Species of flowering plant

Salix pulchra is a species of flowering plant in the willow family, known by the common names diamondleaf willow, tealeaf willow, and thin red willow. It is native to northern North America, where it occurs in Alaska, Yukon, the Northwest Territories, and Nunavut. The species is also found in northern British Columbia, and occurs in Russia.

This willow is an erect, deciduous shrub growing up to 4.6 m tall, but usually remaining smaller, especially in the Arctic and in alpine climates. Along with S. richardsonii and S. alaxensis, it is one of the tallest growing willows in the Canadian Arctic Archipelago. The species is dioecious, with male and female reproductive parts occurring on separate individuals. The inflorescence is a catkin. The catkins grow before the leaves appear in the spring. The leaves are green above and whitish underneath, and hairless.
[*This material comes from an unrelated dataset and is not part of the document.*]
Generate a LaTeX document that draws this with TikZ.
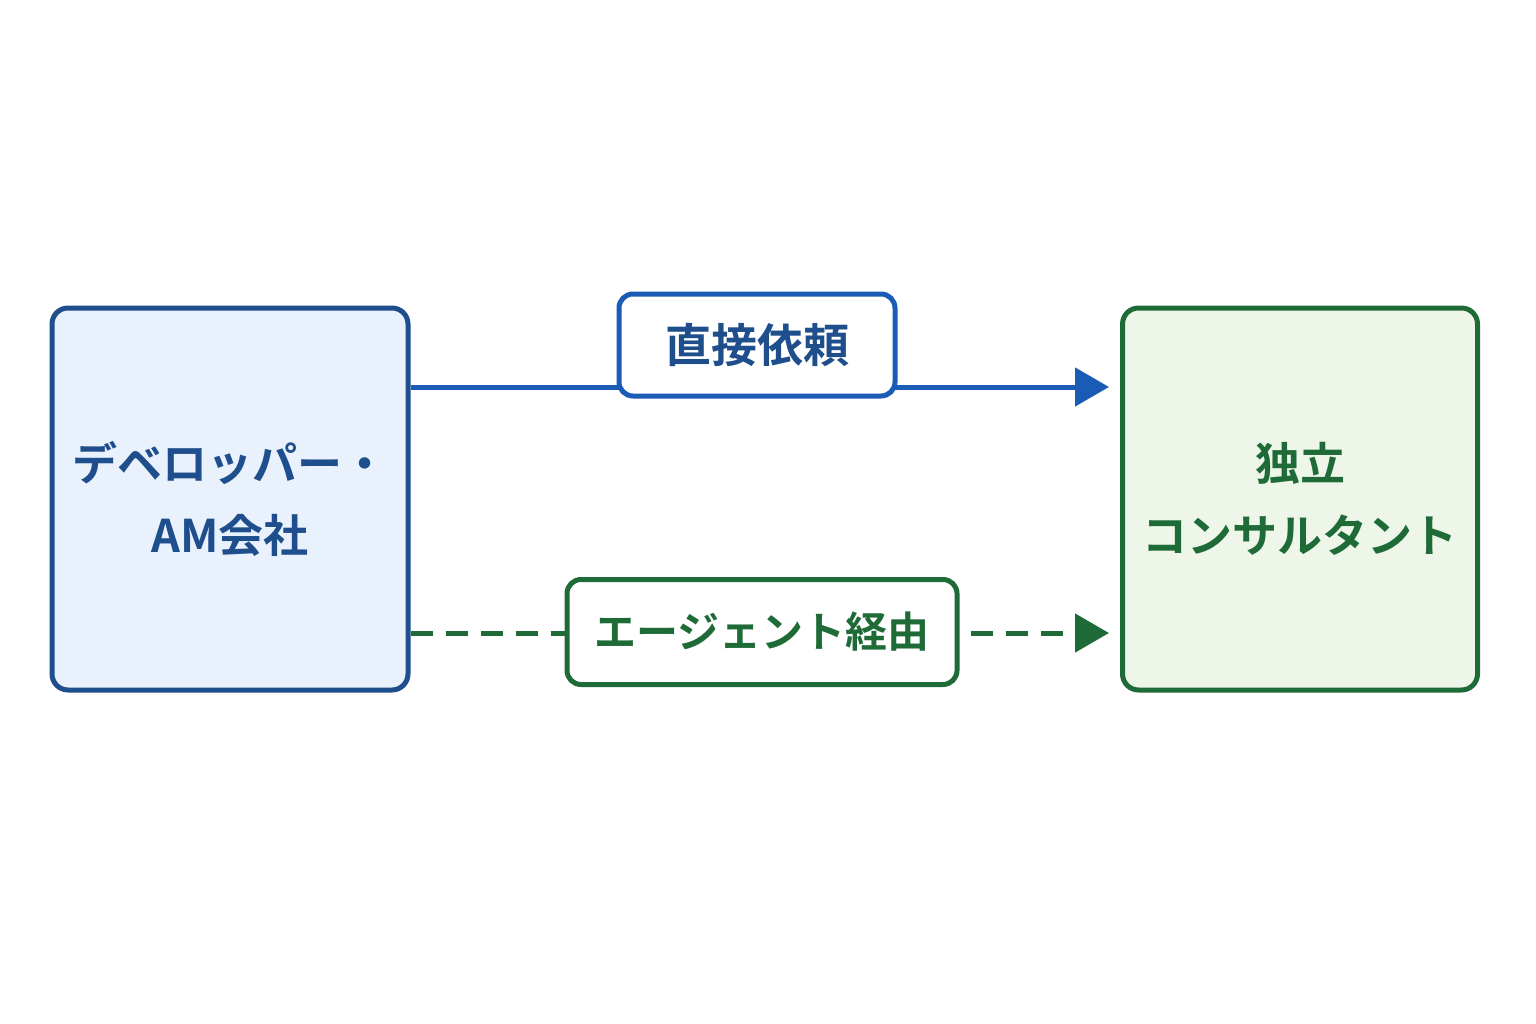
\documentclass[tikz,border=0pt]{standalone}
\usepackage{fontspec}
\setmainfont{Noto Sans CJK JP}[BoldFont={Noto Sans CJK JP Bold}]
\usetikzlibrary{arrows.meta}
\definecolor{bdark}{HTML}{1F4E8C}
\definecolor{bline}{HTML}{1A5BB5}
\definecolor{bfill}{HTML}{E8F1FC}
\definecolor{gdark}{HTML}{1E6B38}
\definecolor{gfill}{HTML}{EEF6E9}
\begin{document}
\begin{tikzpicture}[x=1pt,y=-1pt,
  box/.style={draw,line width=5pt,rounded corners=16pt,inner sep=0pt,align=center,font=\fontsize{45}{72}\selectfont\bfseries},
  lab/.style={draw,fill=white,line width=5pt,rounded corners=14pt,inner sep=0pt},
  conn/.style={line width=5pt,-{Triangle[length=34pt,width=38pt]},shorten >=11pt}]
\useasboundingbox (0,0) rectangle (1536,1024);
\node[box,color=bdark,fill=bfill,text=bdark,minimum width=356pt,minimum height=382pt] (L) at (230,499) {デベロッパー・\\AM会社};
\node[box,color=gdark,fill=gfill,text=gdark,minimum width=355pt,minimum height=382pt] (R) at (1300,499) {独立\\コンサルタント};
\coordinate (a1) at (L.east |- 0,387);
\coordinate (a2) at (R.west |- 0,387);
\coordinate (b1) at (L.east |- 0,633);
\coordinate (b2) at (R.west |- 0,633);
\draw[conn,bline] (a1) -- (a2);
\draw[conn,gdark,dash pattern=on 22pt off 13pt] (b1) -- (b2);
\node[lab,draw=bline,text=bdark,minimum width=276pt,minimum height=102pt,font=\fontsize{46}{52}\selectfont\bfseries] (t) at (757,345) {直接依頼};
\node[lab,draw=gdark,text=gdark,minimum width=390pt,minimum height=105pt,font=\fontsize{42}{50}\selectfont\bfseries] (g) at (762,632) {エージェント経由};
\end{tikzpicture}
\end{document}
This plant is a dominant species on the tundra in many areas. It commonly grows with sedges. It may form thickets with other species of willow along waterways and on floodplains. It grows in spruce woodlands and muskegs. It grows above the timberline in interior Alaska, and at the timberline in northern Alaska. It often sprouts and grows after wildfire, and it persists in open habitat.

This species was formerly known as S. planifolia subsp. pulchra, a subspecies of S. planifolia, but has since been treated as a distinct species. The two willow species have overlapping distribution and similar appearance, but can be distinguished by the longer stipules in S. pulchra. In areas where both willows occur, S. pulchra is often found at high elevations. S. pulchra and S. planifolia also form natural hybrids.

Salix pulchra is one of the least bitter-tasting willows in Alaska, and in the springtime, young leaves may be harvested for human consumption. The leaves and shoots were eaten by the Inuit raw and dried, or stored in seal oil for future use. The leaves were also used to brew tea and make soup. At Nunivak Island, parts of this plant were chewed to treat ailments such as mouth sores and pain. This willow also provides a good source of vitamin C.

Apart from medicinal purposes, Native Americans used parts of willows, including this species, in basket weaving, to make bows and arrows, and for building animal traps.